The underlying source of the problem here isn’t health care per se. It can instead be found in the realm of political ideas. It’s not just that we’ve collectively decided to prohibit most forms of private health care delivery in the misguided pursuit of egalitarian goals. It’s that we’ve seemingly extended the prohibition to policy and political debates about our current health care system and its failings.
The 2021 federal election campaign is a good (or bad) example. The major political parties essentially colluded to avoid discussing the structural problems facing Canadian health care. No political leader raised that Canada has the second-fewest hospital beds per capita among OECD countries. No one addressed that Canada’s pre-pandemic occupancy rate for hospital beds was 90 percent compared to less than two-thirds in the United States. No one spoke to the need for health care reform at all.
Instead, the Conservatives promised to throw more federal dollars at the problem, and the Liberals committed to further restrictions on the minimal amount of private delivery currently present in the system. There was, in other words, a multi-partisan consensus in favour of perpetuating the status quo even as the pandemic exposed the system’s fundamental failings.
Yet we know that the status quo amounts to accepting massive and ongoing waitlists which can result in significant human costs. As former Supreme Court Chief Justice Beverley McLachlin wrote in the 2005 Chaoulli decision: “The evidence in this case shows that delays in the public health care system are widespread, and that, in some serious cases, patients die as a result of waiting lists for public health care.”
The situation has only worsened in the subsequent decade and a half. Yet these waitlists are neither inadvertent nor unforeseen. They’re a logical and predictable consequence of the design and structure of Canada’s health care system. Federal and provincial policy choices have created system-wide scarcity that necessitates the kind of rationing that’s generally present in the system and even more marked during the pandemic. Rationing in the form of backlogs and waitlists is ultimately what holds the system together.
If the pandemic has demonstrated the need for serious reform, the main challenge will be overcoming the Medicare dogmatists who in spite of the mounting evidence still seem reluctant to cede the health care system’s structural shortcomings as if doing so would necessarily put at risk its egalitarian goals. This, of course, fails to recognize that various other jurisdictions are able to deliver on similar goals with greater affordability, efficiency, and equity. Canada isn’t the only country with universal health care after all. We just have the dubious distinction of being among the most expensive and having the longest wait times.
The good news is that one gets the sense that Canadians themselves are growing impatient with the status quo. They instinctively understand the axiom that “access to a waiting list is not access to health care.”

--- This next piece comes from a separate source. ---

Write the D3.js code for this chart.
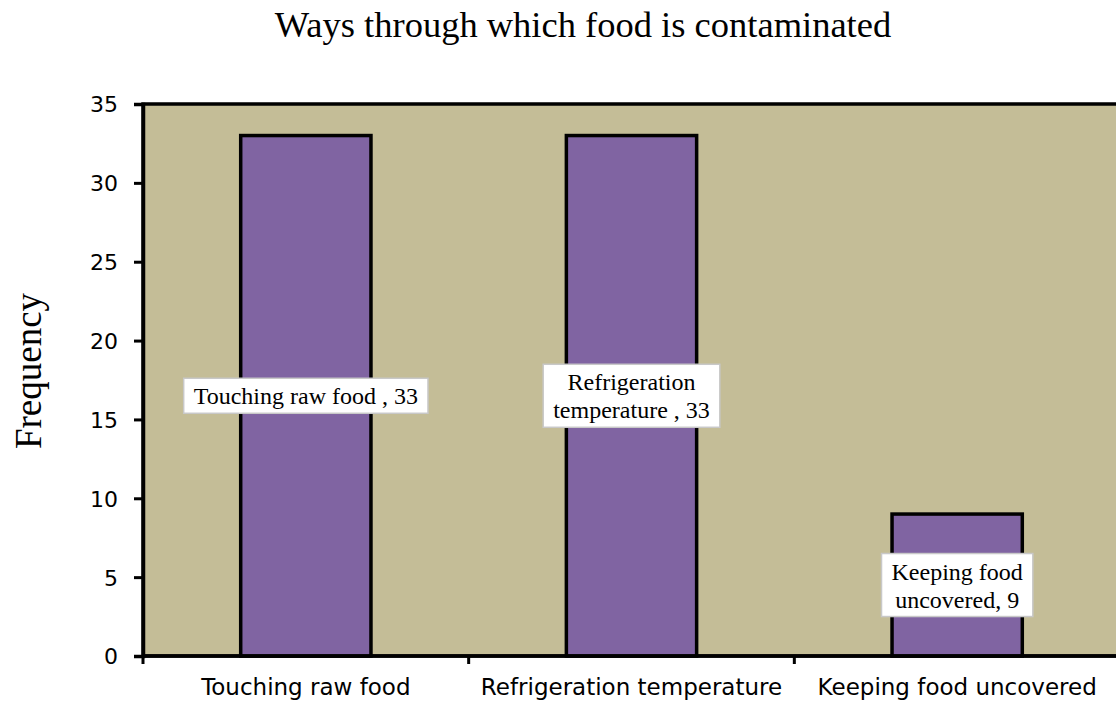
<!DOCTYPE html>
<html>
<head>
<meta charset="utf-8">
<script src="https://cdn.jsdelivr.net/npm/d3@7"></script>
<style>
  body { margin: 0; background: #fff; }
  svg { display: block; }
</style>
</head>
<body>
<div id="chart"></div>
<script>
// chart data
const categories = ['Touching raw food', 'Refrigeration temperature', 'Keeping food uncovered'];
const values = [33, 33, 9];
const labelLines = [
  ['Touching raw food , 33'],
  ['Refrigeration', 'temperature , 33'],
  ['Keeping food', 'uncovered, 9']
];
const yTicks = [0, 5, 10, 15, 20, 25, 30, 35];

const width = 1116, height = 707;
const margin = { top: 104, right: -4, bottom: 51, left: 143 };
const innerW = width - margin.left - margin.right;
const innerH = height - margin.top - margin.bottom;
const serif = '"Liberation Serif", "Times New Roman", serif';
const sans = '"DejaVu Sans", Verdana, sans-serif';

const svg = d3.select('#chart').append('svg')
  .attr('width', width)
  .attr('height', height);

svg.append('text')
  .attr('x', 583)
  .attr('y', 37)
  .attr('text-anchor', 'middle')
  .style('font-family', serif)
  .style('font-size', '36.5px')
  .text('Ways through which food is contaminated');

svg.append('text')
  .attr('transform', 'translate(41,371) rotate(-90)')
  .attr('text-anchor', 'middle')
  .style('font-family', serif)
  .style('font-size', '37px')
  .text('Frequency');

const g = svg.append('g')
  .attr('transform', 'translate(' + margin.left + ',' + margin.top + ')');

const x = d3.scaleBand().domain(categories).range([0, innerW]).padding(0);
const y = d3.scaleLinear().domain([0, 35]).range([innerH, 0]);
const barW = x.bandwidth() * 0.4;

// plot background
g.append('rect')
  .attr('width', innerW)
  .attr('height', innerH)
  .attr('fill', '#C4BD97')
  .attr('stroke', '#000')
  .attr('stroke-width', 3.5);

// bars
g.selectAll('.bar')
  .data(values)
  .enter().append('rect')
  .attr('class', 'bar')
  .attr('x', (d, i) => x(categories[i]) + (x.bandwidth() - barW) / 2)
  .attr('y', d => y(d))
  .attr('width', barW)
  .attr('height', d => y(0) - y(d))
  .attr('fill', '#8064A2')
  .attr('stroke', '#000')
  .attr('stroke-width', 3.5);

// y axis
const yAxis = g.append('g')
  .call(d3.axisLeft(y).tickValues(yTicks).tickSize(9).tickPadding(16));
yAxis.selectAll('text')
  .style('font-family', sans)
  .style('font-size', '22px')
  .attr('dy', '0.36em')
  .attr('fill', '#000');
yAxis.selectAll('line').attr('stroke', '#000').attr('stroke-width', 3);
yAxis.select('.domain').attr('stroke', '#000').attr('stroke-width', 3.5);

// x axis with ticks at band boundaries
const xAxis = g.append('g')
  .attr('transform', 'translate(0,' + innerH + ')');
xAxis.append('line')
  .attr('x1', 0).attr('x2', innerW)
  .attr('stroke', '#000').attr('stroke-width', 3.5);
const bounds = categories.map(c => x(c)).concat([x(categories[categories.length - 1]) + x.bandwidth()]);
xAxis.selectAll('.xt')
  .data(bounds)
  .enter().append('line')
  .attr('x1', d => d).attr('x2', d => d)
  .attr('y1', 0).attr('y2', 8)
  .attr('stroke', '#000').attr('stroke-width', 3);
xAxis.selectAll('.xl')
  .data(categories)
  .enter().append('text')
  .attr('x', d => x(d) + x.bandwidth() / 2)
  .attr('y', 39)
  .attr('text-anchor', 'middle')
  .style('font-family', sans)
  .style('font-size', '23px')
  .text(d => d);

// data labels, centred at half the bar height
const lineH = 28;
const labels = g.selectAll('.lbl')
  .data(values)
  .enter().append('g')
  .attr('class', 'lbl')
  .attr('transform', (d, i) => 'translate(' + (x(categories[i]) + x.bandwidth() / 2) + ',' + y(d / 2) + ')');

labels.each(function(d, i) {
  const lg = d3.select(this);
  const lines = labelLines[i];
  const rect = lg.append('rect')
    .attr('fill', '#fff')
    .attr('stroke', '#c8c8c8')
    .attr('stroke-width', 1.5);
  const t = lg.append('text')
    .attr('text-anchor', 'middle')
    .style('font-family', serif)
    .style('font-size', '24px')
    .attr('fill', '#000');
  lines.forEach((ln, k) => {
    t.append('tspan')
      .attr('x', 0)
      .attr('y', (k - (lines.length - 1) / 2) * lineH + 8.5)
      .text(ln);
  });
  const bb = t.node().getBBox();
  const boxW = bb.width + 20;
  const boxH = lines.length * lineH + 7;
  rect.attr('x', -boxW / 2)
    .attr('y', -boxH / 2)
    .attr('width', boxW)
    .attr('height', boxH);
});
</script>
</body>
</html>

One of the consequences of COVID-19 therefore may be more room for sensible debate about how to address the pandemic-induced backlogs and better position provincial health care systems for the coming demographic-induced pressures, including a greater role for private health care delivery to augment public provision. If so, 2022 may be remembered as the year in which Canada modernized its health care system. It couldn’t come soon enough.